By Renewable Energy Focus staff
The 1:5 scale prototype has a 29 m tower, which is constructed a bit like a floating bottle with most of the weight at the bottom moving the centre of gravity some distance below the surface. Above surface, the tower measures 13 m. The structure weighs 22 tonnes.
The prototype’s rotor diameter is 13 m, and it is designed so that the whole tower and turbine swivel according to the wind direction.
The offshore wind turbine is a downwind structure and the tower is reinforced by a tension rod system on the upwind side giving “significant steel weight reduction compared to other floating technologies,” according to SWAY. This could in turn lead to a cost of energy equal to that of existing offshore wind turbines in shallow water.
SWAY’s CEO, Michael Forland, says: “This is a final test of the principles of our technology. The focus will [be] to test and prove the advanced control system and the patented yaw-mechanism.”

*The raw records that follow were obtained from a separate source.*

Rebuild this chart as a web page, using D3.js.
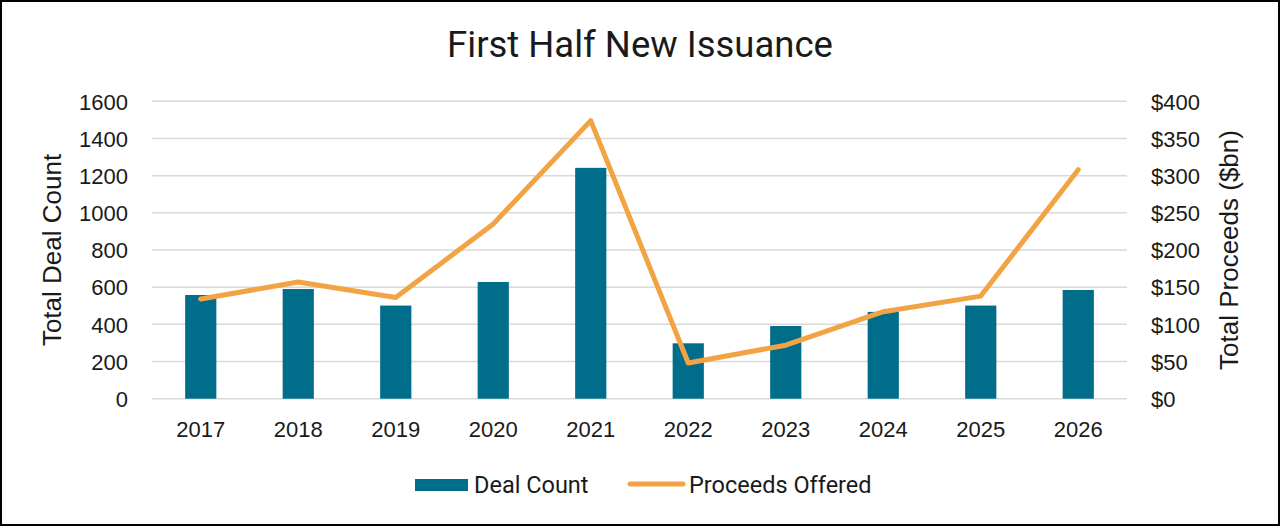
<!DOCTYPE html>
<html>
<head>
<meta charset="utf-8">
<script src="https://cdn.jsdelivr.net/npm/d3@7"></script>
<style>
  body { margin: 0; background: #fff; }
  svg { display: block; }
  text { font-family: "Liberation Sans", Arial, sans-serif; fill: #1a1a1a; }
</style>
</head>
<body>
<svg id="chart" width="1280" height="526"></svg>
<script>
var years = ["2017", "2018", "2019", "2020", "2021", "2022", "2023", "2024", "2025", "2026"];
var dealCount = [558, 590, 501, 628, 1242, 298, 391, 467, 501, 585];
var proceeds = [134, 157, 136, 235, 374, 48, 72, 117, 138, 308];
var leftTicks = [0, 200, 400, 600, 800, 1000, 1200, 1400, 1600];
var rightTicks = [0, 50, 100, 150, 200, 250, 300, 350, 400];

var svg = d3.select('#chart'),
    WIDTH = 1280,
    HEIGHT = 526,
    MARGINS = { top: 101.3, right: 153, bottom: 127.3, left: 152 };

var x = d3.scaleBand()
    .domain(years)
    .range([MARGINS.left, WIDTH - MARGINS.right])
    .paddingInner(0.68)
    .paddingOuter(0.34);
var yLeft = d3.scaleLinear().domain([0, 1600]).range([HEIGHT - MARGINS.bottom, MARGINS.top]);
var yRight = d3.scaleLinear().domain([0, 400]).range([HEIGHT - MARGINS.bottom, MARGINS.top]);

// frame
svg.append('rect')
    .attr('x', 1).attr('y', 1)
    .attr('width', WIDTH - 2).attr('height', HEIGHT - 2)
    .attr('fill', '#fff').attr('stroke', '#000').attr('stroke-width', 2);

// title
svg.append('text')
    .attr('x', 640).attr('y', 57)
    .attr('text-anchor', 'middle')
    .style('font-family', 'Roboto, sans-serif')
    .style('font-size', '36.5px')
    .text('First Half New Issuance');

// gridlines
svg.append('g').selectAll('line')
    .data(leftTicks)
    .join('line')
    .attr('x1', MARGINS.left).attr('x2', WIDTH - MARGINS.right)
    .attr('y1', function(d) { return yLeft(d); })
    .attr('y2', function(d) { return yLeft(d); })
    .attr('stroke', '#d9d9d9').attr('stroke-width', 1.5);

// left axis
var leftAxis = svg.append('g')
    .attr('transform', 'translate(' + (MARGINS.left - 24) + ',0)')
    .call(d3.axisLeft(yLeft).tickValues(leftTicks).tickSize(0).tickPadding(0)
        .tickFormat(d3.format('d')));
leftAxis.select('.domain').remove();
leftAxis.selectAll('text').style('font-size', '22px').attr('dy', '0.35em');

// right axis
var rightAxis = svg.append('g')
    .attr('transform', 'translate(' + (WIDTH - MARGINS.right + 24) + ',0)')
    .call(d3.axisRight(yRight).tickValues(rightTicks).tickSize(0).tickPadding(0)
        .tickFormat(function(d) { return '$' + d; }));
rightAxis.select('.domain').remove();
rightAxis.selectAll('text').style('font-size', '22px').attr('dy', '0.35em');

// x axis
var xAxis = svg.append('g')
    .attr('transform', 'translate(0,' + (HEIGHT - MARGINS.bottom) + ')')
    .call(d3.axisBottom(x).tickSize(0).tickPadding(23));
xAxis.select('.domain').remove();
xAxis.selectAll('text').style('font-size', '22px');

// axis titles
svg.append('text')
    .attr('transform', 'translate(61,250) rotate(-90)')
    .attr('text-anchor', 'middle')
    .style('font-size', '26px')
    .text('Total Deal Count');
svg.append('text')
    .attr('transform', 'translate(1238,250) rotate(-90)')
    .attr('text-anchor', 'middle')
    .style('font-size', '26px')
    .text('Total Proceeds ($bn)');

// bars
svg.append('g').selectAll('rect')
    .data(years)
    .join('rect')
    .attr('x', function(d) { return x(d); })
    .attr('width', x.bandwidth())
    .attr('y', function(d, i) { return yLeft(dealCount[i]); })
    .attr('height', function(d, i) { return yLeft(0) - yLeft(dealCount[i]); })
    .attr('fill', '#006e8a');

// line
var lineFunc = d3.line()
    .x(function(d, i) { return x(years[i]) + x.bandwidth() / 2; })
    .y(function(d) { return yRight(d); });
svg.append('path')
    .attr('d', lineFunc(proceeds))
    .attr('fill', 'none')
    .attr('stroke', '#f2a444')
    .attr('stroke-width', 5)
    .attr('stroke-linecap', 'round')
    .attr('stroke-linejoin', 'round');

// legend
var legend = svg.append('g');
legend.append('rect')
    .attr('x', 415).attr('y', 479).attr('width', 53).attr('height', 12)
    .attr('fill', '#006e8a');
legend.append('text')
    .attr('x', 474).attr('y', 485).attr('dy', '0.35em')
    .style('font-family', 'Roboto, sans-serif')
    .style('font-size', '23.5px')
    .text('Deal Count');
legend.append('line')
    .attr('x1', 630).attr('x2', 683).attr('y1', 484).attr('y2', 484)
    .attr('stroke', '#f2a444').attr('stroke-width', 5).attr('stroke-linecap', 'round');
legend.append('text')
    .attr('x', 689).attr('y', 485).attr('dy', '0.35em')
    .style('font-family', 'Roboto, sans-serif')
    .style('font-size', '23.5px')
    .text('Proceeds Offered');
</script>
</body>
</html>
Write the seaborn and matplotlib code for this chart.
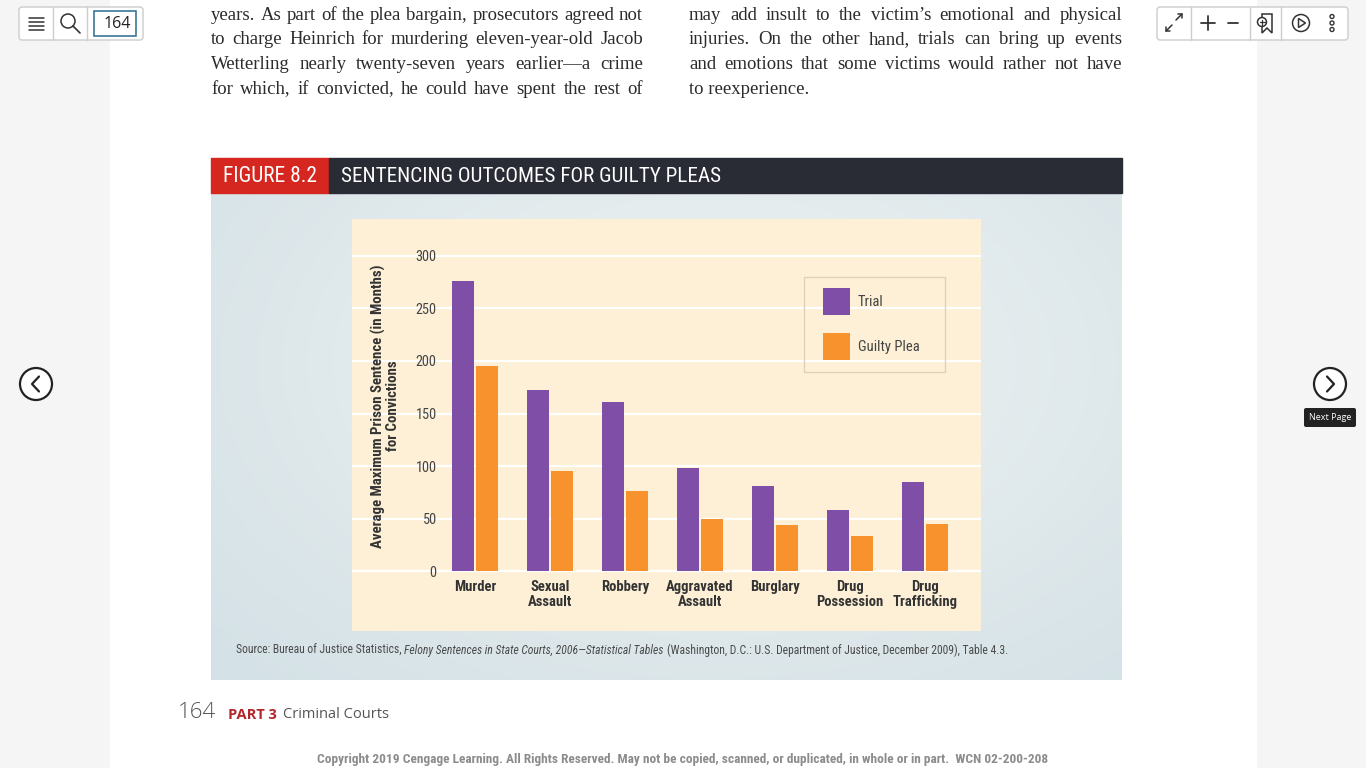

SWAY is currently looking for a financial and industrial partner to bring the offshore wind turbine to the industrialisation stage.
SWAY is targeting markets with deeper waters for its offshore wind technology. Forland says: “The US market is one of the most promising, and SWAY is in the process of establishing a technology partnership with two research institutions in [the] US, [the] Lawrence Livermore National Laboratory and [the] National Renewable Energy Laboratory. We experience great attention for floating wind turbines over there.”